# Samsung Magician 3.2 released, Windows 8 ready. 830 and 840 owners.



## Phusius (Oct 23, 2012)

No link yet, but just load up your Samsung Magician software, and it will tell you there is an update to be had.  

I assume there is no need to update if your sticking with Windows 7, but I updated anyway, what the hell.


----------



## puma99dk| (Oct 23, 2012)

if u want a dl link it's here: http://downloadcenter.samsung.com/c...023135054656/Samsung_Magician_v.3.2_Setup.exe

i just got it through update atm ^^


----------



## manofthem (Oct 23, 2012)

Ill update later today 

I can't complain about Samsung and their ssds one bit, been pleased the whole.

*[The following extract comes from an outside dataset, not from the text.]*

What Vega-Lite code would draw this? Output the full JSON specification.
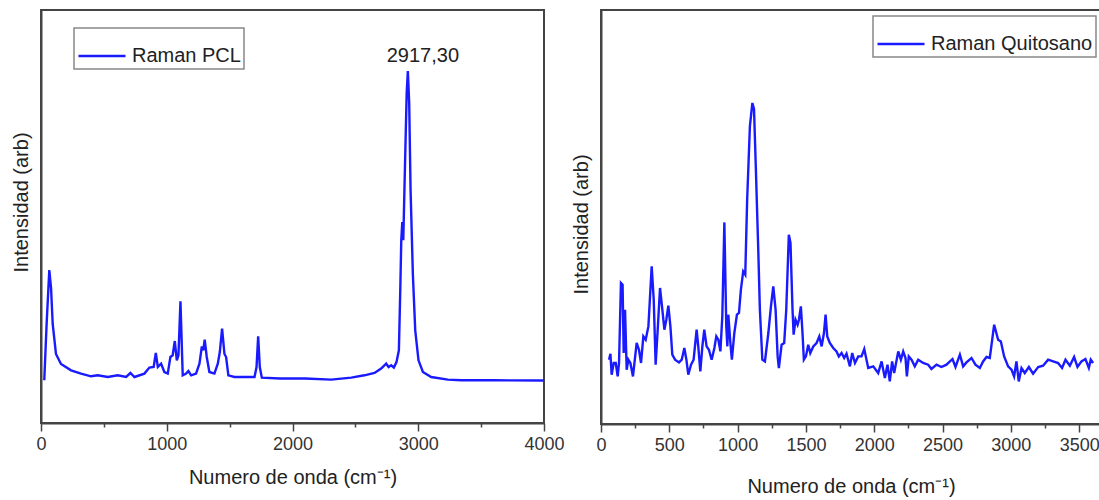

Like I just said in my pm Phus, can't wait to replace my 830s with 840 pros!


----------



## Model 12 (Dec 21, 2012)

Anyone have trouble installing Magician on a 64-bit Win7 system?  I get an error message as follows; seems to be a WMI problem, based on my searches so far.

Runtimer Error (at 35:628):
SWbemServicesEx: Generic Failure

Samsung tech support was useless when I called them...

FIXED!  My Dell E6530 has two graphics adapters - Nvidia (default) and Intel.  Apparently the install program doesn't like the Nvidia adapter; running it with the Intel resolved the issue.


----------